Asia Bibi exonerated, awaits asylum

After eight years in prison and on death row, Asia Bibi no longer faces legal threats over allegations of blasphemy. In January, the Supreme Court upheld her acquittal and denied requests for further review made by the Muslim leader who brought charges against her. But the Pakistani Christian remains in danger of violence from vigilantes and has struggled to obtain asylum elsewhere, as her daughters have in Canada. At the start of the year, more than 500 Pakistani clerics signed a historic declaration referencing her case and condemning extrajudicial killings and attacks on Christians.

Evangelicals’ favorite rabbi dies

As founder of the International Fellowship of Christians and Jews (IFCJ), the late Rabbi Yechiel Eckstein brought the two faiths together in support of Israel, raising $140 million a year for humanitarian projects and deepening Christian understanding of the Holy Land. He died suddenly in Jerusalem in February at age 67. Eckstein earned the nickname “evangelicals’ favorite rabbi” as IFCJ worked with Zionist believers around the globe. His leadership helped channel evangelicals’ concern for Israel into “concrete action,” said David Neff, former CT editor in chief and a leader in Jewish-evangelical dialogue.
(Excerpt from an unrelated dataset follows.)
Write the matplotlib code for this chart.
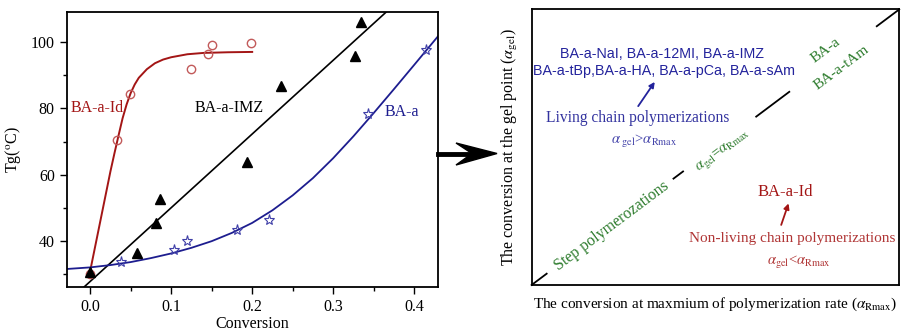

NAE president announces retirement

Leith Anderson, who has served as president of the National Association of Evangelicals for 13 years, will step down at the end of 2019. Anderson brought together leaders from 40 denominations and top evangelical institutions. Evangelical figures commended the former Minnesota pastor for his steady guidance of the organization through the scandal involving previous president Ted Haggard, a period of financial crisis, and the recent debate over evangelical identity in the US. “Some try to define evangelicals by politics,” Anderson said. “That is a big mistake. We are defined by our faith.”

Philippine church bombing kills 20 in Muslim region

A Sunday morning terrorist attack killed 20 and injured at least 100 more at a Catholic cathedral on the island of Jolo, home to Abu Sayyaf terrorists. “They bravely stayed . . . in spite of the threats and insecurities,” said Romeo Saniel of Our Lady of Mount Carmel. “I believe they have died for their Christian faith.” The incident came after surrounding islands voted in January to form an autonomous region among the Muslim strongholds in an effort to end ongoing clashes between Philippine forces and separatists.

South Carolina foster ministry secures waiver

A ministry that recruits 1 in 6 foster families in the Palmetto State gets to keep its Protestants-only policy for foster families, thanks to a federal waiver issued at the start of the year. Miracle Hill Ministries risked losing its license and $500,000 in annual funding before the US Department of Health and Human Services stepped in. South Carolina’s faith-based nonprofits were granted an exception to antidiscrimination policies as long as they refer ineligible families to other agencies.

Missionary in Brazil accused of encroaching on isolated tribe

The government has launched an investigation against an American missionary who allegedly crossed onto protected territory belonging to the Himarimã, an isolated tribe in the Amazon. Steve Campbell, a second-generation missionary who spent over 50 years among the neighboring Jamamadí people, said he was helping map their land. Fellow missionaries defended his work on behalf of indigenous people. Meanwhile, Brazil’s uncontacted tribes face mounting economic and political threats.

Southern Baptists confront abuse crisis

An investigation by the Houston Chronicle in February uncovered abuse allegations against more than 380 Southern Baptist leaders over the past 20 years. Spanning 20 states and 700 victims, the report offered the most comprehensive look at abuse in the nation’s largest Protestant denomination. “We need to repent of a culture that has made abuse, cover-ups, and evading accountability far too easy,” said Southern Baptist Convention (SBC) president J. D. Greear, who commissioned a study group last year to evaluate church policies on abuse. The SBC also moved toward adding employing a sex offender as explict grounds for disfellowshiping a church.